The Republican officials in their letter to the business group even pointed to Exxon’s lawsuit against activist shareholders as a template for what companies should do: “The pressure from activists is real, but as Exxon has shown, standing up to bullies is the best way to end the destructive behavior,” the letter reads. “Standing up requires courage and courage is contagious.”

Cue the backlash to the backlash. The American Sustainable Business Council has sued Texas officials over the state law that punishes financial firms accused of boycotting fossil fuels, putting them on a blacklist including companies that continue to invest in oil and gas.

The left-leaning Washington business group is arguing in federal court that the law is preventing two of its investment firm members from competing for business in the state, which “muzzles” companies and violates the First and 14th amendments. A similar law was struck down in court in Oklahoma earlier this year.

Texas Comptroller Glenn Hegar, who along with Attorney General Ken Paxton was named as a defendant in the suit, called the case “absurd.” Paxton didn’t respond to a request for comment.

“The plaintiff has filed a purported First Amendment lawsuit that seeks to undermine state sovereignty and force the state of Texas and Texas taxpayers to invest their own money in a manner inconsistent with their values and detrimental to their own economic well-being,” Hegar said in a statement.

In here somewhere might be a middle ground of sorts — or at least conservatives approaching the ESG issue with a recognition of the wider ramifications.

Louisiana Treasurer John Fleming, who served as former President Donald Trump’s deputy chief of staff, signed the Business Roundtable letter to act as a “counterweight to the hard left.” But he also signaled in an interview that Texas’ hardline approach may not always be the best move.

“There’s a potential (for those efforts to go too far),” Fleming said when asked about the opposition to anti-ESG bills that has spread into red states. “Any time you’re eliminating contracts with vendors based on one single criteria that is absolute, you’re going to have unintended consequences. That’s the thing that we worry about. We would much rather work with institutions to encourage them to our position, which is that we don’t believe there should be conservative activism in banks, and we don’t believe there should be liberal activism.”

AROUND THE NATION

MODIFIED DISCLOSURE — California state lawmakers have sent a bill to Gov. Gavin Newsom’s desk that would modestly tweak a pair of nation-leading climate disclosure laws enacted last year, your host reports.

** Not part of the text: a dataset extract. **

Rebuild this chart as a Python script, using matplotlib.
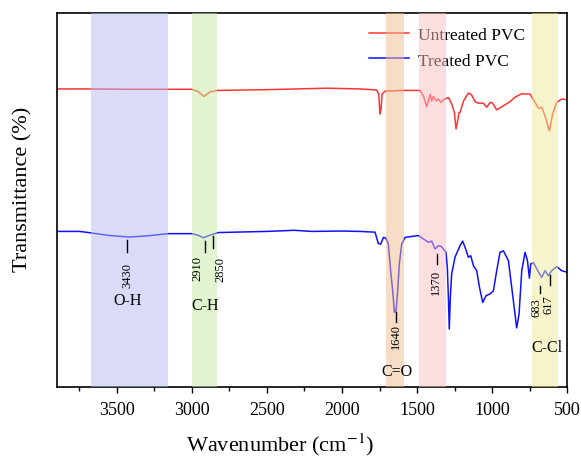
import numpy as np
import matplotlib
matplotlib.use("Agg")
import matplotlib.pyplot as plt

plt.rcParams["font.family"] = ["Liberation Serif", "DejaVu Serif"]
plt.rcParams["mathtext.fontset"] = "stix"

# untreated PVC spectrum (wavenumber, transmittance, arbitrary offset)
untreated_wn = [3900, 3700, 3400, 3000, 2960, 2920, 2880, 2830, 2500, 2200, 2100, 1880,
                1769, 1755, 1747, 1740, 1733, 1713, 1600, 1480, 1458, 1435, 1413, 1402,
                1391, 1373, 1358, 1340, 1325, 1291, 1269, 1251, 1240, 1231, 1220, 1213,
                1190, 1158, 1136, 1113, 1091, 1058, 1036, 1013, 996, 969, 924, 880, 847,
                802, 747, 713, 691, 669, 647, 618, 596, 569, 536, 500]
untreated_t = [79.7, 79.7, 79.6, 79.6, 79.0, 77.7, 78.9, 79.3, 79.5, 79.8, 79.9, 79.7,
               79.4, 78.3, 73.0, 74.3, 78.3, 79.1, 79.3, 79.3, 77.9, 74.9, 78.3, 76.5,
               77.7, 76.5, 77.0, 76.1, 76.8, 77.4, 75.7, 73.4, 69.0, 70.7, 73.4, 73.4,
               76.5, 78.6, 78.1, 76.3, 75.9, 75.9, 74.8, 76.1, 75.9, 74.1, 75.2, 76.3, 77.5,
               78.4, 78.3, 76.1, 74.5, 74.8, 72.5, 68.5, 73.0, 76.1, 77.0, 76.8]

# treated PVC spectrum
treated_wn = [3900, 3750, 3690, 3550, 3420, 3300, 3160, 3000, 2960, 2925, 2880, 2825,
              2500, 2320, 2200, 2000, 1880, 1780, 1758, 1742, 1724, 1707, 1691, 1676,
              1662, 1651, 1640, 1629, 1618, 1602, 1580, 1491, 1458, 1424, 1402, 1380,
              1358, 1336, 1307, 1298, 1291, 1285, 1278, 1269, 1247, 1213, 1196, 1180,
              1158, 1142, 1124, 1102, 1084, 1062, 1040, 1013, 991, 969, 947, 924, 891,
              869, 847, 836, 820, 802, 780, 764, 751, 742, 724, 702, 669, 647, 624, 602,
              569, 536, 500]
treated_t = [41.6, 41.6, 41.3, 40.5, 40.1, 40.4, 41.0, 41.0, 40.6, 39.9, 40.6, 41.3,
             41.6, 41.9, 41.6, 41.7, 41.6, 41.4, 38.4, 38.2, 40.0, 39.8, 38.2, 31.1,
             25.7, 20.0, 20.3, 25.7, 32.9, 38.2, 40.0, 40.5, 39.6, 38.7, 39.0, 36.9,
             37.8, 37.5, 36.0, 32.0, 24.0, 15.5, 24.0, 30.2, 34.7, 37.8, 39.0, 37.4,
             34.7, 35.1, 32.4, 31.1, 26.7, 22.6, 24.4, 24.9, 25.7, 31.1, 36.0, 36.4, 33.8,
             26.7, 19.5, 15.8, 19.5, 31.1, 36.0, 33.8, 29.1, 32.9, 33.3, 31.6, 29.3, 31.1,
             29.8, 31.1, 32.2, 31.1, 30.7]

# highlighted bands (from, to) and their colours
band_lo = [3670, 3000, 1710, 1485, 735]
band_hi = [3160, 2830, 1590, 1310, 560]
band_colors = ["#b5b9f5", "#c5eba1", "#f1bd8d", "#fbbdc3", "#edeb97"]

# peak labels: tick mark position and text position
peak_labels = ["3430", "2910", "2850", "1640", "1370", "683", "617"]
peak_wn = [3430, 2912, 2862, 1640, 1370, 683, 617]
label_wn = [3430, 2965, 2808, 1640, 1375, 705, 622]
tick_top = [39.4, 39.1, 40.4, 20.1, 35.6, 27.0, 29.9]
tick_bot = [36.1, 36.1, 37.2, 17.4, 32.9, 25.1, 27.3]
text_top = [33.4, 35.2, 35.0, 17.1, 31.5, 24.1, 24.9]

group_labels = ["O-H", "C-H", "C=O", "C-Cl"]
group_wn = [3430, 2913, 1635, 635]
group_y = [23.3, 22.0, 4.4, 10.7]

fig = plt.figure(figsize=(5.81, 4.64), dpi=100)
ax = fig.add_axes([0.098, 0.1638, 0.878, 0.806])

ax.plot(untreated_wn, untreated_t, color="#ff3333", lw=1.1, label="Untreated PVC", zorder=2)
ax.plot(treated_wn, treated_t, color="#1010ff", lw=1.1, label="Treated PVC", zorder=2)

for lo, hi, c in zip(band_lo, band_hi, band_colors):
    ax.axvspan(lo, hi, color=c, alpha=0.5, lw=0, zorder=3)

for w, t0, t1 in zip(peak_wn, tick_top, tick_bot):
    ax.plot([w, w], [t1, t0], color="black", lw=1.0, zorder=4)
for lab, w, tt in zip(peak_labels, label_wn, text_top):
    ax.text(w, tt, lab, rotation=90, ha="center", va="top", fontsize=9, zorder=4)

for lab, w, y in zip(group_labels, group_wn, group_y):
    ax.text(w, y, lab, ha="center", va="center", fontsize=11.5, zorder=4)

ax.set_xlim(3900, 500)
ax.set_ylim(0, 100)
ax.set_xticks([3500, 3000, 2500, 2000, 1500, 1000, 500])
ax.set_xticks(np.arange(3750, 500, -500), minor=True)
ax.set_yticks([])
ax.tick_params(axis="x", which="major", direction="out", length=4, width=1.0, labelsize=13, pad=6)
ax.tick_params(axis="x", which="minor", direction="out", length=3, width=1.0)
for s in ax.spines.values():
    s.set_linewidth(1.2)

ax.set_xlabel("Wavenumber (cm$^{-1}$)", fontsize=16)
ax.set_ylabel("Transmittance (%)", fontsize=16)
ax.xaxis.set_label_coords(0.437, -0.115)
ax.yaxis.set_label_coords(-0.047, 0.53)

leg = ax.legend(loc="upper left", bbox_to_anchor=(0.612, 0.962), frameon=False,
                fontsize=12.5, handlelength=2.3, handletextpad=0.5, labelspacing=0.52,
                borderpad=0, borderaxespad=0)
leg.set_zorder(1)

fig.savefig("out.png", dpi=100)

The legislation would give state regulators an additional six months to complete rulemaking for implementing a measure that requires large corporations to disclose their greenhouse gas emissions. That means the Air Resources Board can take until July 1 of next year to finish rulemaking instead of the original Jan. 1 deadline. Disclosures are still set to start in 2026.

The move represents an acknowledgement that the agency isn’t on track to meet the initial timeline but is also a rebuke of Newsom’s call for a delay of disclosures until 2028.

Senate Budget Committee Chair Scott Wiener, who authored the emissions-disclosure law, used his perch to fend off larger rollbacks sought by Newsom and the California Chamber of Commerce.

California’s laws are still facing legal challenges similar to ones that have prompted the U.S. Securities and Exchange Commission to put its disclosure regime on hold. CalChamber has joined the U.S. Chamber of Commerce and other business groups in suing to stop the California laws. That case is set to be heard in federal court on Sept. 9.

WASHINGTON WATCH

ERIE ENVIRO PUSH — A top U.S. Department of Energy official is set to meet today with representatives from environmental groups that want the Biden administration to withdraw financial support for a Pennsylvania plastics recycling project that they say will harm a vulnerable low-income neighborhood.

The green groups are pushing for DOE to rescind a conditional loan of $182.6 million in Inflation Reduction Act funding to International Recycling Group. The company plans to build a massive recycling plant in Erie, Pa., that will sell a portion of waste plastics to a steelmaking facility in another disadvantaged community in northwest Indiana.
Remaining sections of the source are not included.